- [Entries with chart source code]
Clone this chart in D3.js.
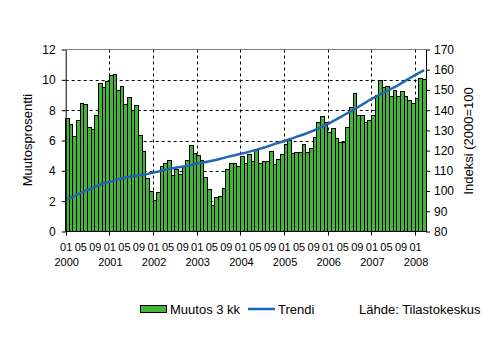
<!DOCTYPE html>
<html>
<head>
<meta charset="utf-8">
<script src="https://cdn.jsdelivr.net/npm/d3@7"></script>
<style>
  html, body { margin: 0; padding: 0; background: #fff; }
  svg { display: block; font-family: "Liberation Sans", Arial, sans-serif; }
</style>
</head>
<body>
<svg id="chart" width="495" height="340"></svg>
<script>
// Years shown on the category axis and the month labels repeated under each year
const years = ["2000", "2001", "2002", "2003", "2004", "2005", "2006", "2007", "2008"];
const monthLabels = ["01", "05", "09"];

// Three-month change, percent (monthly, 2000-01 ... 2008-03)
const muutos = [
  7.43, 7.03, 6.26, 7.30, 8.42, 8.35, 6.86, 6.70, 7.63, 9.74, 9.47, 9.87,
  10.26, 10.33, 9.27, 9.54, 8.35, 8.86, 7.96, 8.29, 6.33, 5.25, 3.49, 2.64,
  2.07, 2.57, 4.29, 4.48, 4.66, 3.67, 4.10, 3.74, 4.30, 4.66, 5.65, 5.12,
  4.99, 4.70, 3.55, 2.75, 1.69, 2.22, 2.30, 2.82, 4.08, 4.46, 4.46, 4.26,
  4.93, 4.47, 5.05, 4.60, 5.34, 4.47, 4.59, 4.59, 5.25, 4.41, 4.74, 5.05,
  5.73, 6.00, 5.12, 5.19, 5.19, 5.71, 5.19, 5.45, 6.18, 7.16, 7.58, 7.16,
  6.51, 6.77, 6.11, 5.90, 5.85, 6.86, 8.15, 9.12, 7.63, 7.63, 7.16, 7.30,
  7.63, 9.00, 9.95, 9.47, 9.54, 8.88, 9.27, 8.88, 9.25, 8.92, 8.62, 8.44,
  8.75, 10.07, 10.00
];

// Trend index, 2000 = 100 (same months)
const trendi = [
  96.0, 96.8, 97.6, 98.5, 99.3, 100.1, 100.9, 101.7, 102.5, 103.2, 103.8, 104.3,
  104.8, 105.3, 105.8, 106.3, 106.7, 107.1, 107.4, 107.7, 107.9, 108.1, 108.5, 108.9,
  109.3, 109.7, 110.2, 110.6, 111.0, 111.3, 111.6, 111.9, 112.2, 112.5, 112.9, 113.3,
  113.7, 114.0, 114.4, 114.7, 115.1, 115.5, 116.0, 116.4, 116.9, 117.3, 117.7, 118.2,
  118.6, 119.0, 119.5, 120.0, 120.5, 121.0, 121.5, 122.1, 122.7, 123.3, 123.9, 124.4,
  125.0, 125.6, 126.2, 126.9, 127.5, 128.1, 128.8, 129.5, 130.2, 131.0, 131.8, 132.7,
  133.6, 134.6, 135.6, 136.6, 137.6, 138.6, 139.6, 140.6, 141.7, 142.8, 143.9, 145.0,
  146.0, 147.0, 147.9, 148.8, 149.7, 150.6, 151.5, 152.5, 153.6, 154.7, 155.8, 156.8,
  157.8, 158.8, 159.8
];

// Axis tick values
const leftTicks = [0, 2, 4, 6, 8, 10, 12];
const rightTicks = [80, 90, 100, 110, 120, 130, 140, 150, 160, 170];

// Month categories built from the year list
const categories = [];
years.forEach(y => {
  for (let mo = 1; mo <= 12; mo++) categories.push(y + "-" + String(mo).padStart(2, "0"));
});
categories.length = muutos.length;

const GREEN = "#46b33c";
const BLUE = "#1f67b5";

const svg = d3.select("#chart");
const plot = { left: 65.7, right: 426, top: 49.5, bottom: 231.5 };

const x = d3.scaleBand().domain(categories).range([plot.left, plot.right]).padding(0);
const yL = d3.scaleLinear().domain([0, 12]).range([plot.bottom, plot.top]);
const yR = d3.scaleLinear().domain([80, 170]).range([plot.bottom, plot.top]);
const bw = x.bandwidth();

// Horizontal dashed gridlines
svg.append("g")
  .selectAll("line")
  .data(leftTicks.filter(t => t > 0 && t < 12))
  .join("line")
  .attr("x1", plot.left).attr("x2", plot.right)
  .attr("y1", d => Math.round(yL(d)) + 0.5).attr("y2", d => Math.round(yL(d)) + 0.5)
  .attr("stroke", "#000").attr("stroke-width", 1).attr("stroke-dasharray", "3,3");

// Vertical dashed gridlines at year boundaries
const yearStarts = categories.filter((c, i) => i % 12 === 0 && i > 0);
svg.append("g")
  .selectAll("line")
  .data(yearStarts)
  .join("line")
  .attr("x1", d => Math.round(x(d)) + 0.5).attr("x2", d => Math.round(x(d)) + 0.5)
  .attr("y1", plot.top).attr("y2", plot.bottom)
  .attr("stroke", "#000").attr("stroke-width", 1).attr("stroke-dasharray", "3,3");

// Top border of the plot area
svg.append("line")
  .attr("x1", plot.left).attr("x2", plot.right)
  .attr("y1", plot.top).attr("y2", plot.top)
  .attr("stroke", "#808080").attr("stroke-width", 1);

// Bars
svg.append("g")
  .attr("shape-rendering", "crispEdges")
  .selectAll("rect")
  .data(muutos)
  .join("rect")
  .attr("x", (d, i) => x(categories[i]))
  .attr("width", bw)
  .attr("y", d => yL(d))
  .attr("height", d => yL(0) - yL(d))
  .attr("fill", GREEN)
  .attr("stroke", "#000")
  .attr("stroke-width", 1);

// Trend line
const line = d3.line()
  .x((d, i) => x(categories[i]) + bw / 2)
  .y(d => yR(d));
svg.append("path")
  .datum(trendi)
  .attr("d", line)
  .attr("fill", "none")
  .attr("stroke", BLUE)
  .attr("stroke-width", 2.5);

// Left axis
const axL = svg.append("g")
  .attr("transform", `translate(${plot.left},0)`)
  .call(d3.axisLeft(yL).tickValues(leftTicks).tickSize(4).tickPadding(6).tickSizeOuter(0));
axL.select(".domain").attr("stroke", "#000");
axL.selectAll(".tick line").attr("stroke", "#000");
axL.selectAll("text").attr("font-size", 12).attr("fill", "#000")
  .attr("font-family", "Liberation Sans, Arial, sans-serif");

// Right axis
const axR = svg.append("g")
  .attr("transform", `translate(${plot.right},0)`)
  .call(d3.axisRight(yR).tickValues(rightTicks).tickSize(4).tickPadding(4).tickSizeOuter(0));
axR.select(".domain").attr("stroke", "#000");
axR.selectAll(".tick line").attr("stroke", "#000");
axR.selectAll("text").attr("font-size", 12).attr("fill", "#000")
  .attr("font-family", "Liberation Sans, Arial, sans-serif");

// Bottom axis line and year ticks
svg.append("line")
  .attr("x1", plot.left).attr("x2", plot.right)
  .attr("y1", plot.bottom).attr("y2", plot.bottom)
  .attr("stroke", "#000");
const yearTickCats = categories.filter((c, i) => i % 12 === 0);
svg.append("g")
  .selectAll("line")
  .data(yearTickCats)
  .join("line")
  .attr("x1", d => Math.round(x(d)) + 0.5).attr("x2", d => Math.round(x(d)) + 0.5)
  .attr("y1", plot.bottom).attr("y2", plot.bottom + 4)
  .attr("stroke", "#000");

// Month labels every four months, year labels under January
const labelG = svg.append("g").attr("font-size", 11).attr("fill", "#000").attr("text-anchor", "middle");
categories.forEach((c, i) => {
  if (i % 4 === 0) {
    labelG.append("text")
      .attr("x", x(c) + 0.5)
      .attr("y", 251)
      .text(monthLabels[(i % 12) / 4]);
  }
  if (i % 12 === 0) {
    labelG.append("text")
      .attr("x", x(c) + 1)
      .attr("y", 266)
      .text(years[i / 12]);
  }
});

// Axis titles
svg.append("text")
  .attr("transform", `translate(31.5,140) rotate(-90)`)
  .attr("text-anchor", "middle")
  .attr("font-size", 13)
  .text("Muutosprosentti");
svg.append("text")
  .attr("transform", `translate(473,141) rotate(-90)`)
  .attr("text-anchor", "middle")
  .attr("font-size", 13)
  .text("Indeksi (2000=100");

// Legend
const leg = svg.append("g").attr("font-size", 13);
leg.append("rect")
  .attr("x", 140.5).attr("y", 305.5).attr("width", 26).attr("height", 7)
  .attr("fill", GREEN).attr("stroke", "#000");
leg.append("text").attr("x", 170).attr("y", 313.5).text("Muutos 3 kk");
leg.append("line")
  .attr("x1", 248).attr("x2", 275).attr("y1", 309).attr("y2", 309)
  .attr("stroke", BLUE).attr("stroke-width", 2.5);
leg.append("text").attr("x", 278).attr("y", 313.5).text("Trendi");
leg.append("text").attr("x", 359).attr("y", 313.5).text("Lähde: Tilastokeskus");
</script>
</body>
</html>
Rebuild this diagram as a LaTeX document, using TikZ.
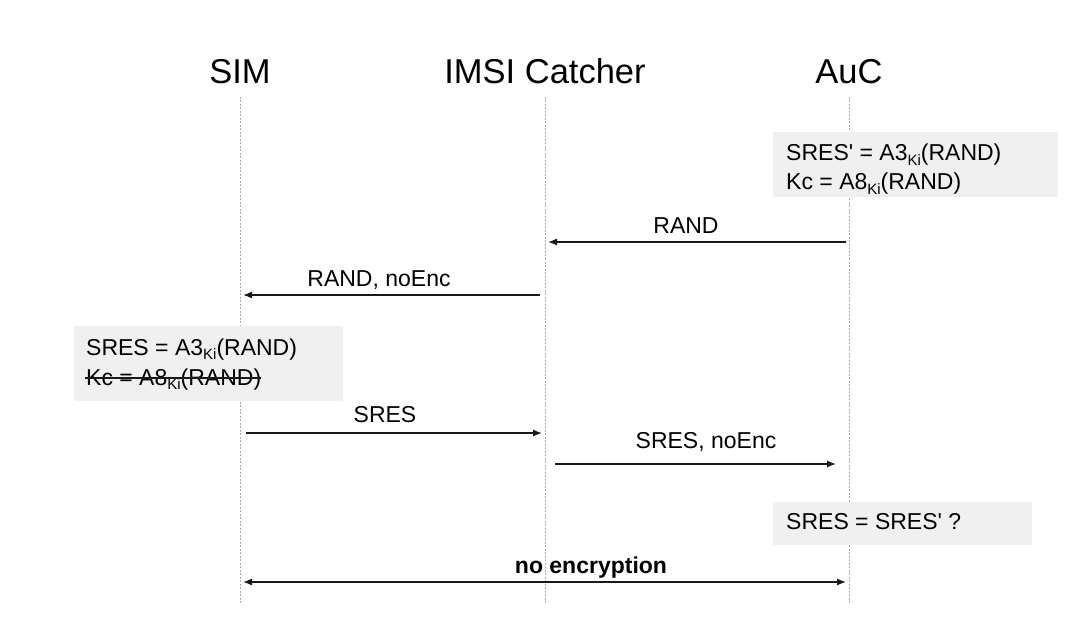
\documentclass[tikz,border=0pt]{standalone}
\usepackage{fontspec}
\setmainfont{Liberation Sans}[Ligatures=TeXOff]
\usetikzlibrary{arrows.meta}
\definecolor{boxgray}{RGB}{240,240,240}
\definecolor{lifegray}{RGB}{170,170,170}
\definecolor{arrowcol}{RGB}{25,25,25}
\newcommand{\ki}{\raisebox{-4.5pt}{\fontsize{15}{15}\selectfont Ki}}
\tikzset{
  header/.style={anchor=base, inner sep=0pt, font=\fontsize{34.5}{40}\selectfont},
  body/.style={anchor=base west, inner sep=0pt, font=\fontsize{23}{28}\selectfont},
  msglabel/.style={anchor=base, inner sep=0pt, font=\fontsize{23}{28}\selectfont},
  notebox/.style={rectangle, fill=boxgray, draw=none, inner sep=0pt},
  lifeline/.style={draw=lifegray, line width=0.7pt, dash pattern=on 2pt off 1.5pt},
  msg/.style={draw=arrowcol, line width=1.3pt, -{Latex[length=9pt,width=7pt]}},
  bimsg/.style={draw=arrowcol, line width=1.3pt, {Latex[length=9pt,width=7pt]}-{Latex[length=9pt,width=7pt]}}
}
\begin{document}
\begin{tikzpicture}[x=1pt,y=-1pt]
\useasboundingbox[fill=white] (0,0) rectangle (1070,620);
% headers
\node[header] (hsim) at (240,84) {SIM};
\node[header] (himsi) at (545,84) {IMSI Catcher};
\node[header] (hauc) at (849,84) {AuC};
% lifelines
\coordinate (simT) at (240,97);  \coordinate (simB) at (240,604);
\coordinate (imsiT) at (545,97); \coordinate (imsiB) at (545,604);
\coordinate (aucT) at (849,97);  \coordinate (aucB) at (849,604);
\draw[lifeline] (simT) -- (simB);
\draw[lifeline] (imsiT) -- (imsiB);
\draw[lifeline] (aucT) -- (aucB);
% AuC box
\node[notebox, minimum width=285pt, minimum height=65pt] (aucbox) at (915.5,164.5) {};
\node[body] (auc1) at (786,161) {SRES' = A3\ki(RAND)};
\node[body] (auc2) at (786,190) {Kc = A8\ki(RAND)};
% RAND
\coordinate (r1s) at (846,242); \coordinate (r1e) at (548,242);
\draw[msg] (r1s) -- (r1e);
\node[msglabel] (lr1) at (686,234) {RAND};
% RAND, noEnc
\coordinate (r2s) at (540,295); \coordinate (r2e) at (243,295);
\draw[msg] (r2s) -- (r2e);
\node[msglabel] (lr2) at (379,286) {RAND, noEnc};
% SIM box
\node[notebox, minimum width=269pt, minimum height=75pt] (simbox) at (208.5,363.5) {};
\node[body] (sim1) at (86,355) {SRES = A3\ki(RAND)};
\node[body] (sim2) at (86,385) {Kc = A8\ki(RAND)};
\draw[arrowcol, line width=1.4pt] ([xshift=-1pt,yshift=7pt]sim2.base west) -- ([yshift=7pt]sim2.base east);
% SRES
\coordinate (s1s) at (246,433); \coordinate (s1e) at (542,433);
\draw[msg] (s1s) -- (s1e);
\node[msglabel] (ls1) at (385,422) {SRES};
% SRES, noEnc
\coordinate (s2s) at (555,464); \coordinate (s2e) at (836,464);
\draw[msg] (s2s) -- (s2e);
\node[msglabel] (ls2) at (706,448) {SRES, noEnc};
% check box
\node[notebox, minimum width=259pt, minimum height=43pt] (chkbox) at (902.5,523.5) {};
\node[body] (chk) at (786,529) {SRES = SRES' ?};
% no encryption
\coordinate (ns) at (243,582); \coordinate (ne) at (846,582);
\draw[bimsg] (ns) -- (ne);
\node[msglabel, font=\fontsize{23}{28}\selectfont\bfseries] (lne) at (591,573) {no encryption};
\end{tikzpicture}
\end{document}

- [Short exercise] List all lines where "this" occurs.

- [The response]
Clone this chart in D3.js.
Rebuild this diagram as a LaTeX document, using TikZ.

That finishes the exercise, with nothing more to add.